> _Raw data_
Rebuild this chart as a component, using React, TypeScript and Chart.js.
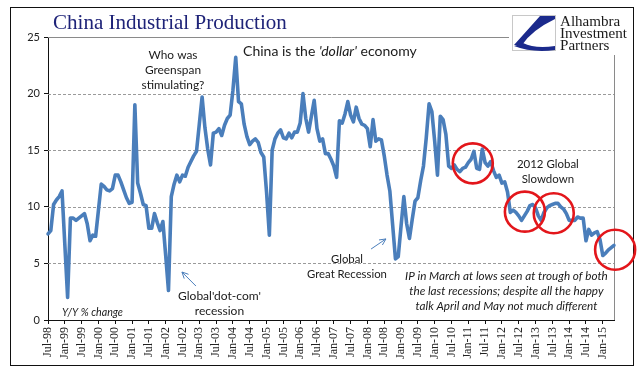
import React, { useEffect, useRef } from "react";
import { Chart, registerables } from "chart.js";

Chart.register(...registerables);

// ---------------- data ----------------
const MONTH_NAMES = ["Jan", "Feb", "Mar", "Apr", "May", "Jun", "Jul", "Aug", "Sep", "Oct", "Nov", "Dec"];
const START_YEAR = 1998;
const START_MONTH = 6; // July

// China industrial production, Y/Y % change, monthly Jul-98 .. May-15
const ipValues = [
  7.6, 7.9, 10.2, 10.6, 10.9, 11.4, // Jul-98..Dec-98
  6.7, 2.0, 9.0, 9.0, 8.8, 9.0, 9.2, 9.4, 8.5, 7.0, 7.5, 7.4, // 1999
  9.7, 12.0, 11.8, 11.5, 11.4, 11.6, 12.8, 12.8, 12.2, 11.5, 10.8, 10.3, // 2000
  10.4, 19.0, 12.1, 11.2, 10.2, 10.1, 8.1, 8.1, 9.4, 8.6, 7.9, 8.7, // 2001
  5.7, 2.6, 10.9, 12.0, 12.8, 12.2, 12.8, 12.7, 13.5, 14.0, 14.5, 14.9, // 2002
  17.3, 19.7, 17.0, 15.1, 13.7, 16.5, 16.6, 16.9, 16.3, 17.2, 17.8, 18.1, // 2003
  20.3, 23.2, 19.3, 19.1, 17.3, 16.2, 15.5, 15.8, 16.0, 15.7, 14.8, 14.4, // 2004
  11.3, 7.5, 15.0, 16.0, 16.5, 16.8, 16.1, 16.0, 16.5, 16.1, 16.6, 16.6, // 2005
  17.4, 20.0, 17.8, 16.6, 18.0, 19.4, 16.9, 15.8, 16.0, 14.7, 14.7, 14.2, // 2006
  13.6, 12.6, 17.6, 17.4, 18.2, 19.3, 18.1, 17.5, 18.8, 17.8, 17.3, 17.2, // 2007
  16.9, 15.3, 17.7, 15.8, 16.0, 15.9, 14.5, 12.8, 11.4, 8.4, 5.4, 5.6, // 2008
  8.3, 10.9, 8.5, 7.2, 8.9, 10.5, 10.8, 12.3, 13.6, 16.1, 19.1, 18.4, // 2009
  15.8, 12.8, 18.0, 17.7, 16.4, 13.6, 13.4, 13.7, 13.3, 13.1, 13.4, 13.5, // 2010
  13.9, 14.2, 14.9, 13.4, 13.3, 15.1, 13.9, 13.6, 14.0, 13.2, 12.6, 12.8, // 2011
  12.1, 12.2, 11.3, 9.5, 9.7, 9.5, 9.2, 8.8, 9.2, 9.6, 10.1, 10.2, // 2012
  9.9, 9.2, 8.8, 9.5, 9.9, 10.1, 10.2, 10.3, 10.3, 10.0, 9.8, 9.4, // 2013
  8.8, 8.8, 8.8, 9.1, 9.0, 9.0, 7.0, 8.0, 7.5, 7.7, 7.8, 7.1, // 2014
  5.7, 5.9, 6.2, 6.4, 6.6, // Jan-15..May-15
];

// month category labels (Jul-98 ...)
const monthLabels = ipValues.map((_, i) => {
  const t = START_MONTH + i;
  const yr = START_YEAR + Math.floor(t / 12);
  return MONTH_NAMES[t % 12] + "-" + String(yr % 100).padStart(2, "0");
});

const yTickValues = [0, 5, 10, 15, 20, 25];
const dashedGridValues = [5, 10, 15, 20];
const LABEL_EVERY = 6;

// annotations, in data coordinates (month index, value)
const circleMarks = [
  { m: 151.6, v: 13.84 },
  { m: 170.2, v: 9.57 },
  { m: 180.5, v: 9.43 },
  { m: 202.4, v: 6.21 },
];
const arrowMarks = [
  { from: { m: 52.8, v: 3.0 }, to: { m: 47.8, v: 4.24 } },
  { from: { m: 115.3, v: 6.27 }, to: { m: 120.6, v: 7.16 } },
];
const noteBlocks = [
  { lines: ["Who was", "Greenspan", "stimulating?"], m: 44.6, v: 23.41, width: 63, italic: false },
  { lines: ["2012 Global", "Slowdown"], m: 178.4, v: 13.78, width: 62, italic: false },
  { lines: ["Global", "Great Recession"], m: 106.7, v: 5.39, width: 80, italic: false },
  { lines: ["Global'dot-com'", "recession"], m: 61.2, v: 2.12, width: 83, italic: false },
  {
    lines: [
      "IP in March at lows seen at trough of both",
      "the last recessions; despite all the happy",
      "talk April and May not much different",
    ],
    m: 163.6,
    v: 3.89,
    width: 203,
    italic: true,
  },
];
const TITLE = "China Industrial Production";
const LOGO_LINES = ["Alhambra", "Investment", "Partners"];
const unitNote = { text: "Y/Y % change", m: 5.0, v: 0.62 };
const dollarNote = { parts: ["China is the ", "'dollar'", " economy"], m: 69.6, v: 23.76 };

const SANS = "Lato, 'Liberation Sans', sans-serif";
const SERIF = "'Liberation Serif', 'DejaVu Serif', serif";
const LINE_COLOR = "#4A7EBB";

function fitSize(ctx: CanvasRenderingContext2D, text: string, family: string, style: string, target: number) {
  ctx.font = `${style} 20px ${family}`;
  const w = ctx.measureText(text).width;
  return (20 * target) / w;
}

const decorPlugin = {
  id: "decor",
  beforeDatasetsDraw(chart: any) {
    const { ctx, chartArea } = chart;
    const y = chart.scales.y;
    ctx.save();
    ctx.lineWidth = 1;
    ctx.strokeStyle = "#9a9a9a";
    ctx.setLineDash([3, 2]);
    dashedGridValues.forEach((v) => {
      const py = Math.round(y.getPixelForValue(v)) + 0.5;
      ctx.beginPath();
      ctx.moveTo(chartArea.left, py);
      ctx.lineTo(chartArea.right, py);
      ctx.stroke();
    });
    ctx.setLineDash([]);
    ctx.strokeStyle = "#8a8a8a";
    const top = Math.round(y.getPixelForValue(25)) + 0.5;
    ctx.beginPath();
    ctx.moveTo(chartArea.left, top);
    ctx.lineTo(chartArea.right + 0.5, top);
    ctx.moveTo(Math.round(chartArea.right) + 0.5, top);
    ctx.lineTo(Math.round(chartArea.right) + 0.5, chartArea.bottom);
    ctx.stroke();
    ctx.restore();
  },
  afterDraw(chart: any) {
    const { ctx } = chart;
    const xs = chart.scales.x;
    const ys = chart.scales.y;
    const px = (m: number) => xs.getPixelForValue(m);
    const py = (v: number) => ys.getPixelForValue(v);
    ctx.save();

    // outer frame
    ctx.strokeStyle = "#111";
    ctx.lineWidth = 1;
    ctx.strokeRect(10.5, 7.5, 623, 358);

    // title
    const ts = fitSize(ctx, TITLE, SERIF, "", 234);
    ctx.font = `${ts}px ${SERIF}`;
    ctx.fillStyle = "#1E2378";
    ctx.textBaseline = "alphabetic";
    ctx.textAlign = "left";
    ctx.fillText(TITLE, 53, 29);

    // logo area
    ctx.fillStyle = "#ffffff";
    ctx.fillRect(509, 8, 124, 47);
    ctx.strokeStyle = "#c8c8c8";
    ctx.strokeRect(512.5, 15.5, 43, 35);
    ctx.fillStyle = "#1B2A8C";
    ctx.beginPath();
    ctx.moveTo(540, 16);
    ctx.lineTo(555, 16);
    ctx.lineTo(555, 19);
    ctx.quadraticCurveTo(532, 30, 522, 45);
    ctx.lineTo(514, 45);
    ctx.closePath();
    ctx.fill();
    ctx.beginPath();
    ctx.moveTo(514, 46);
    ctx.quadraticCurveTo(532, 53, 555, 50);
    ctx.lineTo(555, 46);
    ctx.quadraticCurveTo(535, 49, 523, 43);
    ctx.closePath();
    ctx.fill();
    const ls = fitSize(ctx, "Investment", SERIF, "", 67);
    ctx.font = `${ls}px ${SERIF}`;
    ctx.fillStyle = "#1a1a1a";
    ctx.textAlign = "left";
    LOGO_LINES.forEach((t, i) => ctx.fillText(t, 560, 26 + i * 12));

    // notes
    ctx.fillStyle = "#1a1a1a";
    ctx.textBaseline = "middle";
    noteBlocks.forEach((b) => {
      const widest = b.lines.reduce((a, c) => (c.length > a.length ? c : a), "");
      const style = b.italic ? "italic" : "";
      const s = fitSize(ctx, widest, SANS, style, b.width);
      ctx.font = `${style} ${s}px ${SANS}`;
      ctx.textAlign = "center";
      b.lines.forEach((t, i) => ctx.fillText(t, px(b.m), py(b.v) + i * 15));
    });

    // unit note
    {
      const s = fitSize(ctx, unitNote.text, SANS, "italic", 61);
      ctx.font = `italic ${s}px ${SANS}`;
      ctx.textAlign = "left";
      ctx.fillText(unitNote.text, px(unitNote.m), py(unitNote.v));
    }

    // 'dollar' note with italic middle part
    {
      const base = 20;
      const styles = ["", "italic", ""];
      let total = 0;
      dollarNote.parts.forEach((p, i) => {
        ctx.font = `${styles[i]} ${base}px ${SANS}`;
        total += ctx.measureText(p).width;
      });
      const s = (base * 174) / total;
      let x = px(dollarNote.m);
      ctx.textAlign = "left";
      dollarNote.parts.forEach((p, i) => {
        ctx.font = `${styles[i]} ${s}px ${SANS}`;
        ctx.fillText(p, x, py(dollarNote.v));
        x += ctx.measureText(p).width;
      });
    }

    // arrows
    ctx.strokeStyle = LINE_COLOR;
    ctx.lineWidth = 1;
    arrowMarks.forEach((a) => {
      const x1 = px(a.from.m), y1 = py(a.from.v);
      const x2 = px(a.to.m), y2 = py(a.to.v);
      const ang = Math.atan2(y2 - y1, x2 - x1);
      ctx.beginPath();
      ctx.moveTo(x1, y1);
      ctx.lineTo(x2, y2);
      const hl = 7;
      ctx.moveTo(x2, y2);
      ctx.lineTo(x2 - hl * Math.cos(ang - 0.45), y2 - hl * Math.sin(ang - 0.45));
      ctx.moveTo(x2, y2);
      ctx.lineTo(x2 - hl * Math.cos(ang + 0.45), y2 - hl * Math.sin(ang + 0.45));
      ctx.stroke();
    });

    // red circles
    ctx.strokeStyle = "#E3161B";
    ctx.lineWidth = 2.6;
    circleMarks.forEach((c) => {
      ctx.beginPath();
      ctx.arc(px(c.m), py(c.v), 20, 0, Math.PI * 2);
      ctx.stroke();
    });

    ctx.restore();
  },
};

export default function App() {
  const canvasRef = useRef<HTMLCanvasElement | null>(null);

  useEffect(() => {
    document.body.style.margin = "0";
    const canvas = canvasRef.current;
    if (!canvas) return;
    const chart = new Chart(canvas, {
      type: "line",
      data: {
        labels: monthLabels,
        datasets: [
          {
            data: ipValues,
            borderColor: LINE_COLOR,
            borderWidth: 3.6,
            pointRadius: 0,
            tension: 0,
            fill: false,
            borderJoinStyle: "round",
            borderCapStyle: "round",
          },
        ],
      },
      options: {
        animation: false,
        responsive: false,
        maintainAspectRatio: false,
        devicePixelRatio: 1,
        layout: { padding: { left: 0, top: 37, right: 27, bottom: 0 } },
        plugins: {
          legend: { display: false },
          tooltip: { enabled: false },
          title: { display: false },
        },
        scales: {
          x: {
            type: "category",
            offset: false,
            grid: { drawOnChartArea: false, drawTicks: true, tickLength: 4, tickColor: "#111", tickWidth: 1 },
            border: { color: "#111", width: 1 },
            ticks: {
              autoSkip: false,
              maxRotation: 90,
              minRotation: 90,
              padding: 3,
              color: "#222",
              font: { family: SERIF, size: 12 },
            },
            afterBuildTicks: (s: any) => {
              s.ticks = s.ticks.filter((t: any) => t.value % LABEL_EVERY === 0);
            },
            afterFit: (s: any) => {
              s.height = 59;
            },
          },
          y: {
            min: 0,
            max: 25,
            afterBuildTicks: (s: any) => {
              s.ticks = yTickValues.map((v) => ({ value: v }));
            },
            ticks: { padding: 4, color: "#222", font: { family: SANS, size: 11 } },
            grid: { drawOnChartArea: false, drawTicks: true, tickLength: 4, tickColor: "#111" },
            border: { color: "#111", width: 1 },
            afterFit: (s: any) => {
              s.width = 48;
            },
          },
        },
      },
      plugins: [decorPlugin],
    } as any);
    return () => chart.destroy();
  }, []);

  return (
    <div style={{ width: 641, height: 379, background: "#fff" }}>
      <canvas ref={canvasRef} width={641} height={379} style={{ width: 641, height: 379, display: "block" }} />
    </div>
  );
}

> _Given request_
Reproduce the data above word for word from its first line through the line that holds "const START_MONTH = 6; // July", both ends included; skip pictures.

> _Answer below_
Rebuild this chart as a component, using React, TypeScript and Chart.js.
import React, { useEffect, useRef } from "react";
import { Chart, registerables } from "chart.js";

Chart.register(...registerables);

// ---------------- data ----------------
const MONTH_NAMES = ["Jan", "Feb", "Mar", "Apr", "May", "Jun", "Jul", "Aug", "Sep", "Oct", "Nov", "Dec"];
const START_YEAR = 1998;
const START_MONTH = 6; // July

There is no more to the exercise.